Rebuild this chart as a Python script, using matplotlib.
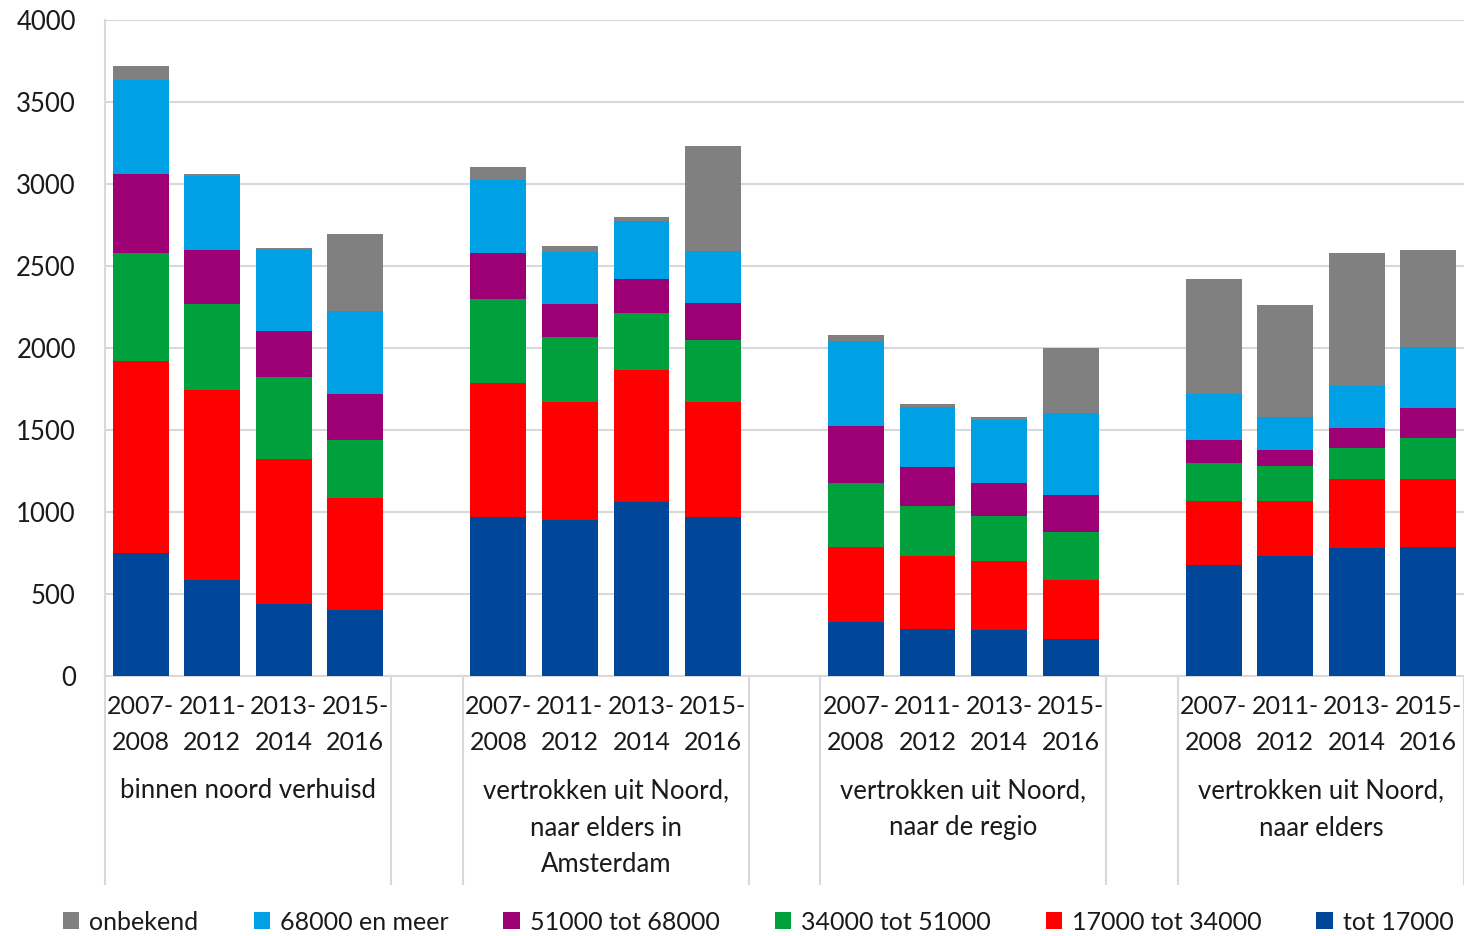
import numpy as np
import matplotlib.pyplot as plt

plt.rcParams['font.family'] = ['Lato', 'DejaVu Sans']

# categories
groups = ['binnen noord verhuisd',
          'vertrokken uit Noord,\nnaar elders in\nAmsterdam',
          'vertrokken uit Noord,\nnaar de regio',
          'vertrokken uit Noord,\nnaar elders']
periods_top = ['2007-', '2011-', '2013-', '2015-']
periods_bot = ['2008', '2012', '2014', '2016']

# series (4 groups x 4 periods, flattened)
tot_17000 = [750, 583, 436, 403,  967, 952, 1061, 970,  327, 285, 281, 224,  677, 732, 783, 787]
t17_34 = [1172, 1160, 890, 683,  822, 718, 804, 700,  458, 445, 422, 359,  390, 335, 421, 412]
t34_51 = [657, 528, 496, 354,  511, 395, 348, 380,  392, 309, 271, 295,  230, 212, 189, 251]
t51_68 = [482, 324, 280, 281,  278, 205, 209, 224,  346, 238, 203, 226,  142, 101, 118, 187]
meer_68 = [571, 455, 493, 504,  444, 317, 350, 317,  518, 362, 386, 500,  283, 200, 256, 372]
onbekend = [88, 8, 14, 473,  82, 35, 28, 640,  41, 20, 17, 396,  697, 681, 811, 589]

series = [('tot 17000', tot_17000, '#00479a'),
          ('17000 tot 34000', t17_34, '#ff0000'),
          ('34000 tot 51000', t34_51, '#00a03c'),
          ('51000 tot 68000', t51_68, '#9c0074'),
          ('68000 en meer', meer_68, '#00a0e4'),
          ('onbekend', onbekend, '#808080')]

fig = plt.figure(figsize=(14.64, 9.36), dpi=100)
ax = fig.add_axes([105 / 1464, 260 / 936, 1359 / 1464, 656 / 936])

# positions: 4 bars per group, one empty slot between groups
x = np.array([g * 5 + i for g in range(4) for i in range(4)])
bottom = np.zeros(len(x))
handles = {}
for name, vals, col in series:
    b = ax.bar(x, vals, width=0.78, bottom=bottom, color=col, label=name, zorder=3)
    handles[name] = b
    bottom += np.array(vals)

ax.set_xlim(-0.5, 18.5)
ax.set_ylim(0, 4000)
ax.set_yticks(range(0, 4001, 500))
ax.tick_params(axis='y', length=0, pad=21, labelsize=18.5, labelcolor='#1a1a1a')
ax.set_xticks([])
ax.grid(axis='y', color='#d9d9d9', linewidth=1.5, zorder=0)
for s in ['top', 'right']:
    ax.spines[s].set_visible(False)
for s in ['left', 'bottom']:
    ax.spines[s].set_color('#d9d9d9')
    ax.spines[s].set_linewidth(1.5)

# multi-level category axis
tr = ax.get_xaxis_transform()
for xi, k in zip(x, range(len(x))):
    ax.text(xi, -31 / 656, periods_top[k % 4], transform=tr, ha='center', va='center',
            fontsize=18, color='#1a1a1a')
    ax.text(xi, -67 / 656, periods_bot[k % 4], transform=tr, ha='center', va='center',
            fontsize=18, color='#1a1a1a')
for g, label in enumerate(groups):
    xc = g * 5 + 1.5
    for j, line in enumerate(label.split('\n')):
        ax.text(xc, -(115 + 37 * j) / 656, line, transform=tr, ha='center', va='center',
                fontsize=18.5, color='#1a1a1a')
    for xs in (g * 5 - 0.5, g * 5 + 3.5):
        ax.plot([xs, xs], [0, -208 / 656], transform=tr, color='#d9d9d9',
                linewidth=1.5, clip_on=False)

order = ['onbekend', '68000 en meer', '51000 tot 68000', '34000 tot 51000',
         '17000 tot 34000', 'tot 17000']
fig.legend([handles[n] for n in order], order, loc='center', ncol=6,
           bbox_to_anchor=(0.518, 14 / 936), frameon=False, fontsize=18,
           handlelength=0.65, handleheight=0.65, handletextpad=0.4, columnspacing=2.2,
           labelcolor='#1a1a1a')

fig.savefig('out.png', dpi=100)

**Stated exercise**
Give again exactly the lines running from the beginning of the material above through the line that contains "plt.rcParams['font.family'] = ['Lato', 'DejaVu", and leave out every picture.

**Answer to this problem**
Rebuild this chart as a Python script, using matplotlib.
import numpy as np
import matplotlib.pyplot as plt

plt.rcParams['font.family'] = ['Lato', 'DejaVu Sans']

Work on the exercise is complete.